Readers of this column know that I often write candidly about family situations and experiences.

Just last month I trekked to cold and snowy Boston to care for my sister. She is ill with a chronic disease. There is much I’d like to write about her situation.

For example, there’s the financial impact of a disease whose treatment requires a drug that costs $3,000 per month. Or the dynamics of living with a condition that forces the patient to be homebound, prompting other family members to assume new roles. Or the critical reliance by the patient on an array of medications, despite a desperate wish to be off all of them.

I want to write that column— but I’m hindered by the feeling that my sister would be embarrassed. I know this all too well because I had the same disease in my teenage years, and my other sister had it in her 20s. Clearly there’s a genetic link, but it doesn’t negate the feelings of shame that each one of us feels, or has felt.

As a teenager, I remember being fearless in telling my classmates about why I had to be home-tutored or why I had chipmunk cheeks (from the steroid prednisone) or why I had an all-access hall pass to the bathroom anytime I needed it.

I think my mother was mortified by my disclosure. She was embarrassed by my illness and probably felt somewhat responsible because of the genetic component. I’m sure she wanted her daughter to just “be normal,” especially in the challenging teenage years.

What I learned was that chronic illness is something to be embarrassed about, and the more “normal” you could look or act, the better it was for everyone. That’s too bad. My doctor gave me one of the best medicines for my embarrassment: He connected me with another of his patients with the same disease, a boy a few years older than me.
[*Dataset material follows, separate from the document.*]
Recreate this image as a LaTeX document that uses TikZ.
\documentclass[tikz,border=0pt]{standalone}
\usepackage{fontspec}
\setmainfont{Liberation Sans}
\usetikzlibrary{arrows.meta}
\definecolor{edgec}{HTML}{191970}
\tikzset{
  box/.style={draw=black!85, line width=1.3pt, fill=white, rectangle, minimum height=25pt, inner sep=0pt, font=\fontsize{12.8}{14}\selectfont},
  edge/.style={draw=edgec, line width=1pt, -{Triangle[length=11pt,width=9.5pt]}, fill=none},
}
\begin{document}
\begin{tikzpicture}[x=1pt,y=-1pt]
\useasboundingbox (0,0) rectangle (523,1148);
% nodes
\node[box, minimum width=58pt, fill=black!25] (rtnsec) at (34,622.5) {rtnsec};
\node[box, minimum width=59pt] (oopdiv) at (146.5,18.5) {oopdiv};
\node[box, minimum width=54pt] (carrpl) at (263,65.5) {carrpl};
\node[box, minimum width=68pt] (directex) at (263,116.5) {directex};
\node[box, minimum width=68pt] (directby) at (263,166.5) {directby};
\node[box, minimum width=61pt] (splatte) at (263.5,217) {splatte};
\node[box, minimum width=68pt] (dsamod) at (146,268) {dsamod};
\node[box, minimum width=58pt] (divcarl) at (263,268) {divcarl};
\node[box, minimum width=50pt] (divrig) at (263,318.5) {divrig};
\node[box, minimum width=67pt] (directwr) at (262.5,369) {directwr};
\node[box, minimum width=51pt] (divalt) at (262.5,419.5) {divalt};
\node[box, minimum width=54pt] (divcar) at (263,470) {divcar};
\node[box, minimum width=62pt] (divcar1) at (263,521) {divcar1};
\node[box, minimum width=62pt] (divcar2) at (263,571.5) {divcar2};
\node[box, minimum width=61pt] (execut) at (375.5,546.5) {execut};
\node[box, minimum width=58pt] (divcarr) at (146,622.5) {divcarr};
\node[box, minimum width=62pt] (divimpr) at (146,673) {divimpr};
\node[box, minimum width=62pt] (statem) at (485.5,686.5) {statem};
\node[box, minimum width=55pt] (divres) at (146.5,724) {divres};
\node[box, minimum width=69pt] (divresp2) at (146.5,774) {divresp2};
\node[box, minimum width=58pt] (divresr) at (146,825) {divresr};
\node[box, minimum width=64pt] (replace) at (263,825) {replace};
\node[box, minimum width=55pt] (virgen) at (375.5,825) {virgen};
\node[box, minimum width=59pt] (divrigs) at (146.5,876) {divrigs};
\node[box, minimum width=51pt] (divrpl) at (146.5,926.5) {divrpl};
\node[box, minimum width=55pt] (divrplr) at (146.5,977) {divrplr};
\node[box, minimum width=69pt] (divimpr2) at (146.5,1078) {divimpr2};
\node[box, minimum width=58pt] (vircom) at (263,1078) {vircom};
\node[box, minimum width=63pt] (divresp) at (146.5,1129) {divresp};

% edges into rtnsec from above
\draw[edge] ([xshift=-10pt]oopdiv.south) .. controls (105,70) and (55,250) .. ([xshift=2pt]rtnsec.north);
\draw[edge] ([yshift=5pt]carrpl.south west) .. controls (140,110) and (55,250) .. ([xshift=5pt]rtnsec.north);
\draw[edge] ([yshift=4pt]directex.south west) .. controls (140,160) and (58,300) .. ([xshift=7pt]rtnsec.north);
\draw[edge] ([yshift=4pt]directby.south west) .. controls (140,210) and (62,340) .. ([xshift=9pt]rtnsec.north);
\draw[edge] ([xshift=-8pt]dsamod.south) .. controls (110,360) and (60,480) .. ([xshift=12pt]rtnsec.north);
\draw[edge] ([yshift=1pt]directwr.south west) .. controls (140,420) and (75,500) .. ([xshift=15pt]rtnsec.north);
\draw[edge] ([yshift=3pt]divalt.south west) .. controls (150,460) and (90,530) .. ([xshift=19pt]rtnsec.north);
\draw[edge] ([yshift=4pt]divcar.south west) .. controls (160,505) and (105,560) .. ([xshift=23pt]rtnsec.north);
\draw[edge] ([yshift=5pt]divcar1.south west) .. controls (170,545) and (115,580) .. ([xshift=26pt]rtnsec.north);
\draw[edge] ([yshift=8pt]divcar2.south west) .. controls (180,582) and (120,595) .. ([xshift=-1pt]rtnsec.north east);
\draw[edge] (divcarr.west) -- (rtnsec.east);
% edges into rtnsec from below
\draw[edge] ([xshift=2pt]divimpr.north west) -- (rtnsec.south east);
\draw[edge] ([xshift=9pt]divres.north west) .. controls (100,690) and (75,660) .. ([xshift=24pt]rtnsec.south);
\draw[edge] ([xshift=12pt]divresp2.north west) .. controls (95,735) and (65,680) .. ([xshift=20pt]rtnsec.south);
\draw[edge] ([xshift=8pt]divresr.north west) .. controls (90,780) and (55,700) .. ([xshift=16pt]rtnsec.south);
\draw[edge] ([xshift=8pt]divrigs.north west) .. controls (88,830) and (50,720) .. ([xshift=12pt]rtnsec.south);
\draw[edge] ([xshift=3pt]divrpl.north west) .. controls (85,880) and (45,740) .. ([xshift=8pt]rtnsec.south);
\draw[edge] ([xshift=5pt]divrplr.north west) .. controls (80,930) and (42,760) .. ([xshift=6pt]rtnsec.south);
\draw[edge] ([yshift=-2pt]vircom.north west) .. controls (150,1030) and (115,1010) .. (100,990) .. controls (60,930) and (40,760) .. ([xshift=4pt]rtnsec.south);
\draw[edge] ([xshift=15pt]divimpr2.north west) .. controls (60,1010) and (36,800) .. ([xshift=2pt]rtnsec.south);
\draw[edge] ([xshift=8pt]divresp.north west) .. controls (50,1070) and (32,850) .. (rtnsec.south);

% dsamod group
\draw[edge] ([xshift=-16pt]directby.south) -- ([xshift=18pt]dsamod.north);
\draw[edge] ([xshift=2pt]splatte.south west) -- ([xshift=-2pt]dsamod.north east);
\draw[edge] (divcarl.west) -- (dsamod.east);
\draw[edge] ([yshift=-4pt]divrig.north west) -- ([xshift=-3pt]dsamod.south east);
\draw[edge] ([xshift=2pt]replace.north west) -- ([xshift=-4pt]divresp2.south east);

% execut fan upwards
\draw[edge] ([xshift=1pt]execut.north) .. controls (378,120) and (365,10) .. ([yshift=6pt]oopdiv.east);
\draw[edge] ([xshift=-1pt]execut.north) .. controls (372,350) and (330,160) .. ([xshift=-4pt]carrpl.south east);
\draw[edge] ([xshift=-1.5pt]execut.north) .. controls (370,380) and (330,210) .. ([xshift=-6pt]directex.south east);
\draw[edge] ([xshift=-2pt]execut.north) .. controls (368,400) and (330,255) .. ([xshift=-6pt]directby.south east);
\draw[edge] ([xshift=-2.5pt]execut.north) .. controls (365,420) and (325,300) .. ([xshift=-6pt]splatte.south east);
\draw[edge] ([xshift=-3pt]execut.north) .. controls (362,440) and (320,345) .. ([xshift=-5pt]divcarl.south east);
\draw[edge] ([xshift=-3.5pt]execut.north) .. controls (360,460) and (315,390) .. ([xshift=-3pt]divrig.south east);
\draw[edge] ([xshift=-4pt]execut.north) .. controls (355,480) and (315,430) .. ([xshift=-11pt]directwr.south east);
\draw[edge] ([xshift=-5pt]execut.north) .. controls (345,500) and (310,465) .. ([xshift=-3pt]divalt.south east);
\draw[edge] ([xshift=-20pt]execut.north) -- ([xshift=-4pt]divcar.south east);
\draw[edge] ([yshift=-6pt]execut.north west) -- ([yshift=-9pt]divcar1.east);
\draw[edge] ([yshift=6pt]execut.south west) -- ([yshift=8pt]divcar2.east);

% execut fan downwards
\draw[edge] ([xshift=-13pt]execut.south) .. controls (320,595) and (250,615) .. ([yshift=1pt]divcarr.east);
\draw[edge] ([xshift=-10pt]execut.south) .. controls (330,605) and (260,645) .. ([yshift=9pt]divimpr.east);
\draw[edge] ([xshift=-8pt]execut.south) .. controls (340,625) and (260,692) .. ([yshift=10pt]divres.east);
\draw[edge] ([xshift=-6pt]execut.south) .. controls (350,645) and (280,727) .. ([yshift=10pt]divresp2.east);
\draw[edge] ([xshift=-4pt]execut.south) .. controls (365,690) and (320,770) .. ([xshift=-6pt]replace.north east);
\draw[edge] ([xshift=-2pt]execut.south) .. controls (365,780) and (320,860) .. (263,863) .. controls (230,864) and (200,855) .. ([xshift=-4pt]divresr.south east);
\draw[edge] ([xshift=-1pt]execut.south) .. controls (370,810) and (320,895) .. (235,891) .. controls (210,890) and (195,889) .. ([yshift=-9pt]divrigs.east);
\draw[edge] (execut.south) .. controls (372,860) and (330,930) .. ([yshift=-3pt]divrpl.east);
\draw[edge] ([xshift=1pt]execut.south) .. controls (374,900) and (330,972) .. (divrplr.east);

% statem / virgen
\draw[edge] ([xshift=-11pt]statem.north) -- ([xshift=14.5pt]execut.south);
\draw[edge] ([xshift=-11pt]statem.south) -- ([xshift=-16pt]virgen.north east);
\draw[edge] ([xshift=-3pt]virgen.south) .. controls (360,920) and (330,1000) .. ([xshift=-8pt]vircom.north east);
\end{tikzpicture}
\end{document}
Being able to share my shame, fears and concerns with someone who “got it” was tremendously healing.

It takes a lot of energy to manage a chronic illness. I never knew whether I was going to have a good day or a bad day. I felt very alone and was very depressed and stressed. Back 40 years ago, stress was considered one of the causes of this disease, so everyone kept telling me not to stress

Fate intervened and emergency surgery created a cure. Some like my youngest sister, go into remission, and some, like my middle sister, deal with the disease throughout their lives. Being an optimistic sort, I’m thankful to my bout with chronic disease for giving me the empathy and understanding to support my sister in her battle.

As I get older, I know it’s just a matter of time before I develop another chronic illness.

Nearly 92 percent of older adults have at least one chronic condition, and 77 percent have at least two—diabetes, heart disease, cancer, hypertension and a plethora of other possibilities among them.

I am sure at that time I will feel embarrassed and responsible for my body’s failure. It will take courage and determination not to let myself feel that shame long-term. Acceptance takes time.

I am thankful I could be with my sister. Besides medical treatment, I don’t think there is anything more powerful than breaking her isolation, sharing laughs and offering her someone who understands.